The initial shock of the ice-cold water steals your breath away at first.
Shock turns to a stinging bite, then numbing cold as the skin gets used to the chill.
For hundreds of supporters of the Special Olympics, this isn’t just an experience they endure, it’s one the look forward to every year.
The way this winter has been going, ice might still be covering central Indiana’s lakes and ponds in early March. But that won’t stop the annual Polar Plunge, which raises money to buy awards, medals and other expenses for Special Olympics Indiana.
“It takes your breath away. We’ve done it a few years when they actually had to break the ice to get it out there,” said Jeremy Stout, a Greenwood resident and supporter of Special Olympics of Johnson County.
Polar Plunge is a nationwide fundraiser for Special Olympics. In Indiana, events are organized all over the state, including at Butler University, West Lafayette and Bloomington.
Stout did his first Polar Plunge in 2008. His wife, Erin, is a special education teacher at Center Grove Middle School Central.
She and her fellow teachers had formed a team the year before, and Jeremy Stout went to watch.
He expected a small group of crazy people jumping in and out of the freezing water. Instead, he found a party.
“The first time I went out there and saw 500 people and music and people dancing, trying to stay warm, it was great,” Stout said. “Everyone is trying to have fun and raise money for a great cause.”
On March 1, people will gather at Eagle Creek Reservoir to take turns jumping in the water. People run as teams, taking time to slap high-fives with the ring of firefighters posted in the water for safety purposes before sprinting back out.

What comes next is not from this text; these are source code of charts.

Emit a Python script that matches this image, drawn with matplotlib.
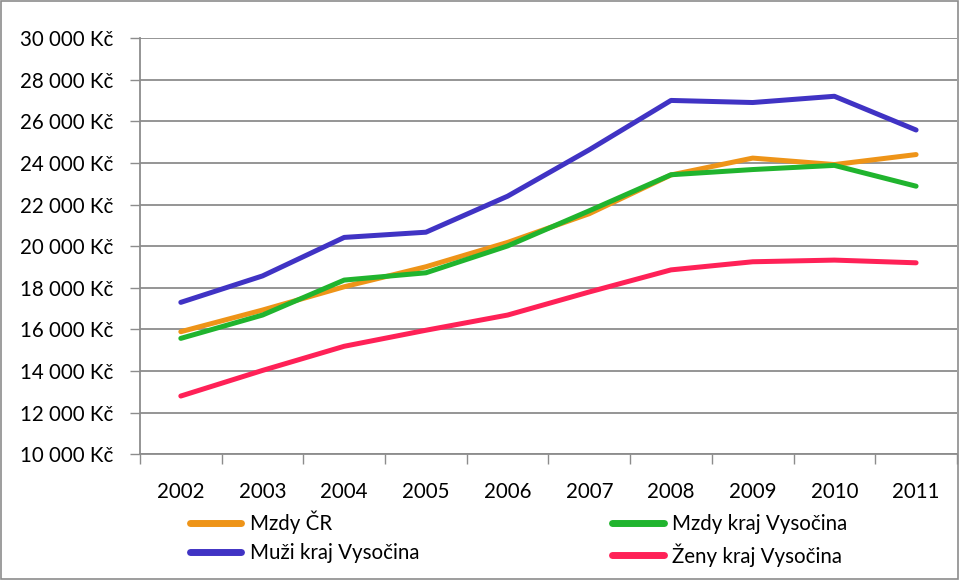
import matplotlib
matplotlib.use("Agg")
import matplotlib.pyplot as plt
from matplotlib.patches import Rectangle
from matplotlib.ticker import FuncFormatter, FixedLocator


years = ["2002", "2003", "2004", "2005", "2006", "2007", "2008", "2009", "2010", "2011"]

mzdy_cr = [15890, 16930, 18050, 19010, 20180, 21560, 23420, 24230, 23920, 24400]
mzdy_vysocina = [15570, 16690, 18370, 18720, 20010, 21700, 23430, 23680, 23880, 22880]
muzi_vysocina = [17300, 18570, 20420, 20670, 22400, 24630, 27000, 26900, 27200, 25580]
zeny_vysocina = [12800, 14030, 15190, 15960, 16690, 17800, 18860, 19250, 19330, 19200]

series = [
    ("Mzdy ČR", mzdy_cr, "#EE9418"),
    ("Mzdy kraj Vysočina", mzdy_vysocina, "#20B42E"),
    ("Muži kraj Vysočina", muzi_vysocina, "#4033C4"),
    ("Ženy kraj Vysočina", zeny_vysocina, "#FF2157"),
]

plt.rcParams["font.family"] = ["Lato", "DejaVu Sans"]
FS = 14.8

fig = plt.figure(figsize=(9.6, 5.8), dpi=100)
ax = fig.add_axes([0.1458, 0.2167, 0.851, 0.7178])

x = list(range(len(years)))
lines = {}
for name, vals, color in series:
    (ln,) = ax.plot(x, vals, color=color, linewidth=3.6, solid_capstyle="round", label=name)
    lines[name] = ln

ax.set_xlim(-0.5, len(years) - 0.5)
ax.set_ylim(10000, 30000)
ax.set_yticks(range(10000, 30001, 2000))
ax.yaxis.set_major_formatter(FuncFormatter(lambda v, p: f"{int(v):,} Kč".replace(",", " ")))
ax.grid(axis="y", color="#8c8c8c", linewidth=1.3)
ax.set_axisbelow(True)

ax.set_xticks(x)
ax.set_xticklabels(years)
ax.xaxis.set_minor_locator(FixedLocator([i - 0.5 for i in range(len(years) + 1)]))
ax.tick_params(axis="x", which="major", length=0, pad=20, labelsize=FS)
ax.tick_params(axis="x", which="minor", length=7, color="#8c8c8c", width=1)
ax.tick_params(axis="y", length=7, color="#8c8c8c", width=1, labelsize=FS, pad=12)

for side in ["top", "right"]:
    ax.spines[side].set_visible(False)
for side in ["left", "bottom"]:
    ax.spines[side].set_color("#8c8c8c")
    ax.spines[side].set_linewidth(1.3)

order = ["Mzdy ČR", "Muži kraj Vysočina", "Mzdy kraj Vysočina", "Ženy kraj Vysočina"]
leg = fig.legend(
    [lines[n] for n in order],
    order,
    ncol=2,
    loc="upper left",
    bbox_to_anchor=(0.198, 0.12),
    frameon=False,
    fontsize=FS,
    handlelength=2.5,
    handletextpad=0.4,
    columnspacing=9.4,
    labelspacing=0.45,
    borderaxespad=0,
    borderpad=0,
)
for h in leg.legend_handles:
    h.set_linewidth(5)

fig.patches.append(Rectangle((0.001, 0.001), 0.997, 0.997, transform=fig.transFigure,
                             fill=False, edgecolor="#8c8c8c", linewidth=1.2))

fig.savefig("out.png", dpi=100)
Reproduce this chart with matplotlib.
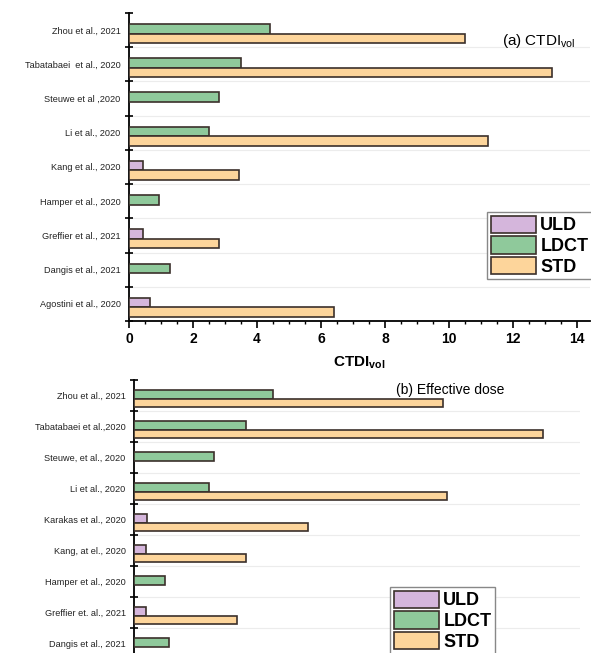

Joining them are Special Olympics athletes, including one chosen to kick off the proceedings by taking the “first plunge.”
Contests are conducted for the largest team, most money raised by a team and by an individual, and a costume contest for those who dress up before taking the plunge.
“They have all kinds of stuff there. We did WWE wrestlers one year, there were Village People out there, zombies one year, the Scooby Doo gang. Over the years, there have been some hilarious ones,” Stout said.
The event will include teams from the Johnson County Fraternal Order of Police Auxiliary, Special Olympics of Johnson County, Knights of Columbus Council 6138 in Greenwood and the Franklin College football team.
Last year’s Polar Plunge in Indianapolis raised nearly $100,000 to support Special Olympics athletics programs.
This year, organizers hope to have more than 700 people involved, setting a new record for the Indianapolis event, said Scott Furnish, chairman for the Indianapolis Polar Plunge.